Unauthorized changes to the exterior of the newly-built apartment house at 52 Depew St. have come under scrutiny by the Pleasantville Planning Commission.

The building’s architectural features have been soundly criticized by some village residents who see the building as unattractive and failing to blend in with neighboring homes. Disapproval of the complex’s appearance was among many sentiments heard at a special town hall forum on development last month.

The Planning Commission has been working with the developer, Lighthouse Living, because the project’s outward appearance does not match what was on the approved plans.

“The issue is that the developer changed the façade details in some ways,” said Pleasantville Mayor Peter Scherer. “He had not come back to seek approval of those changes.”

Lighthouse Living proposed the three-story residential development in 2018, and it was approved two years later with 71 units and 106 parking spaces.

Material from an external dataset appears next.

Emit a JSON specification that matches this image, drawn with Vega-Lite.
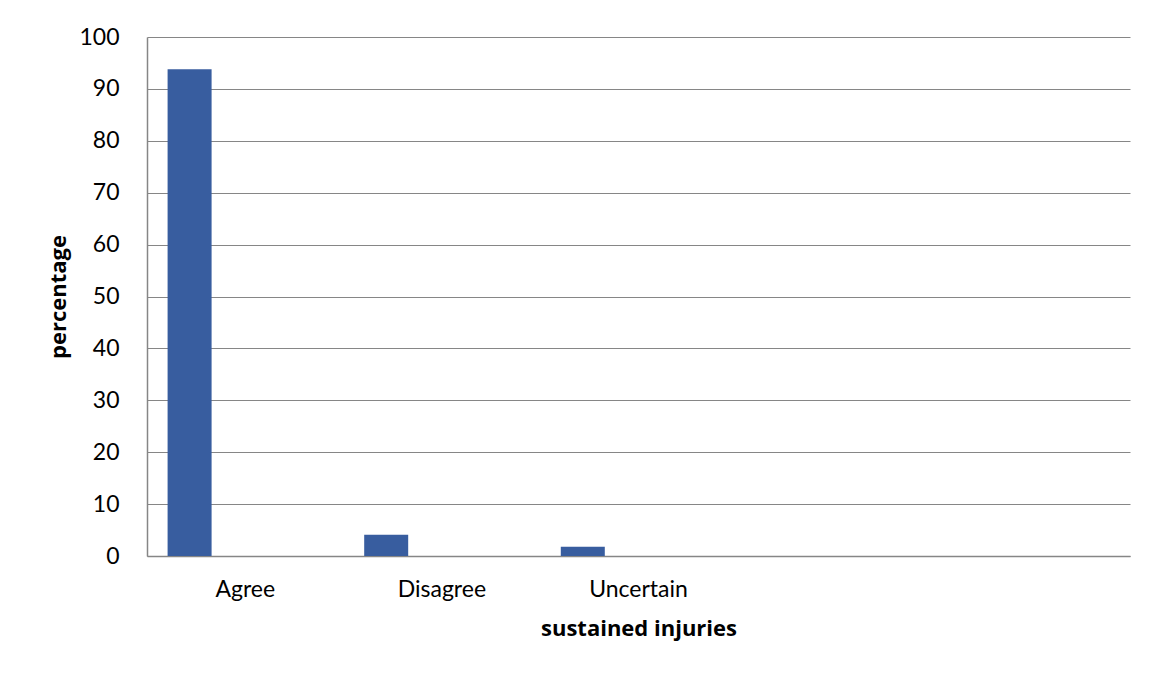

The application was reviewed by the village’s Planning Commission, the village’s Architectural Review Board, which has since been merged with the commission, and the Zoning Board of Appeals.

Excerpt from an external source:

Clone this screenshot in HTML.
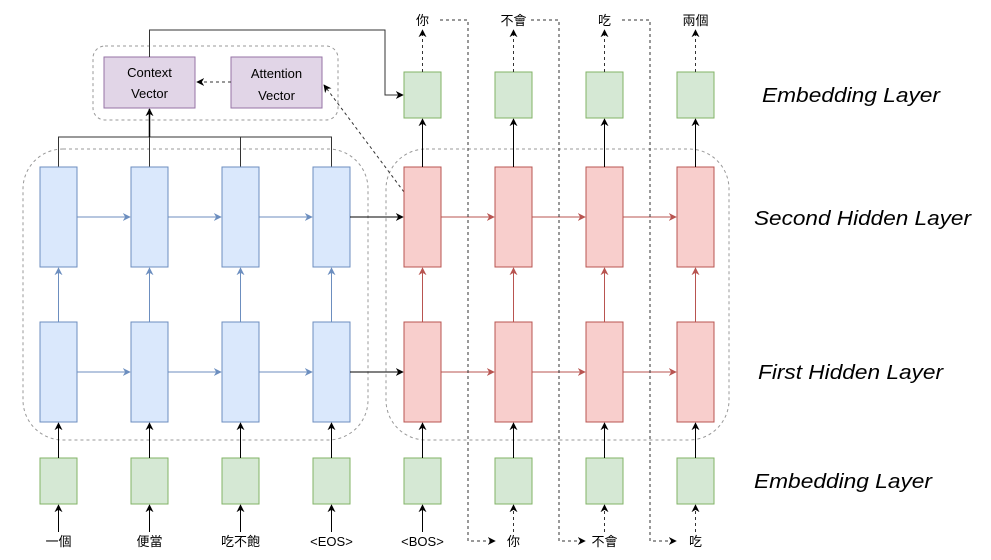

As the building neared completion, Planning Commission members noticed several discrepancies between the renderings of the approved plan and what was actually built. At the commission’s request, Mann presented several revised renderings showing changed exterior finishes at its meetings on Oct. 26, Nov. 9 and Nov. 30.

“We are still going through the review process, which has been on the agenda,” Pleasantville Building Inspector Robert Hughes said. “We believe the owner will do some changes.”

Calls to Lighthouse Living President and founder David Mann requesting an interview were not returned. In a Nov. 4 e-mail from Mann to Hughes, Mann noted revised renderings included enhanced cornices, darker headers over windows, additional windows and ivy up the garage wall.

Mann presented his latest revised renderings to the Planning Commission on Nov. 9. Comments by board members, according to the minutes of the meeting, stressed that the final appearance of the building must match the approved renderings, while others noted that what appeared to be metal brackets extending outward at one end of the building looked out of place. It had also been noted by the commission that the color of the lower part of the building was drab.

The original drawings showed recessed sections that broke up the mass of the building, but that detail wasn’t included in construction.

The minutes also reflect Mann’s intentions to address several requests from the commission, including planting 12- to 14-foot pine trees in the area on the street in front of the garage bays, changing the trim and the frames around the windows to a darker color and having the cornice overhang from the building by 10 inches.

Also, instead of the cornice there is coping that lays on top of the wall and down the sides of the building.

An additional request was to add more aesthetic detail to the building closest to the Saw Mill Parkway-Grant Street intersection to match what was approved in the original plans.

“The conversation is ongoing,” said Scherer. “He (Mann) has been before the Planning/ARB board several times and has been proposing changes to the building to mitigate the issue the planning board has identified. That’s been going on for a while. There’s some progress being made but they are not at the finish line.”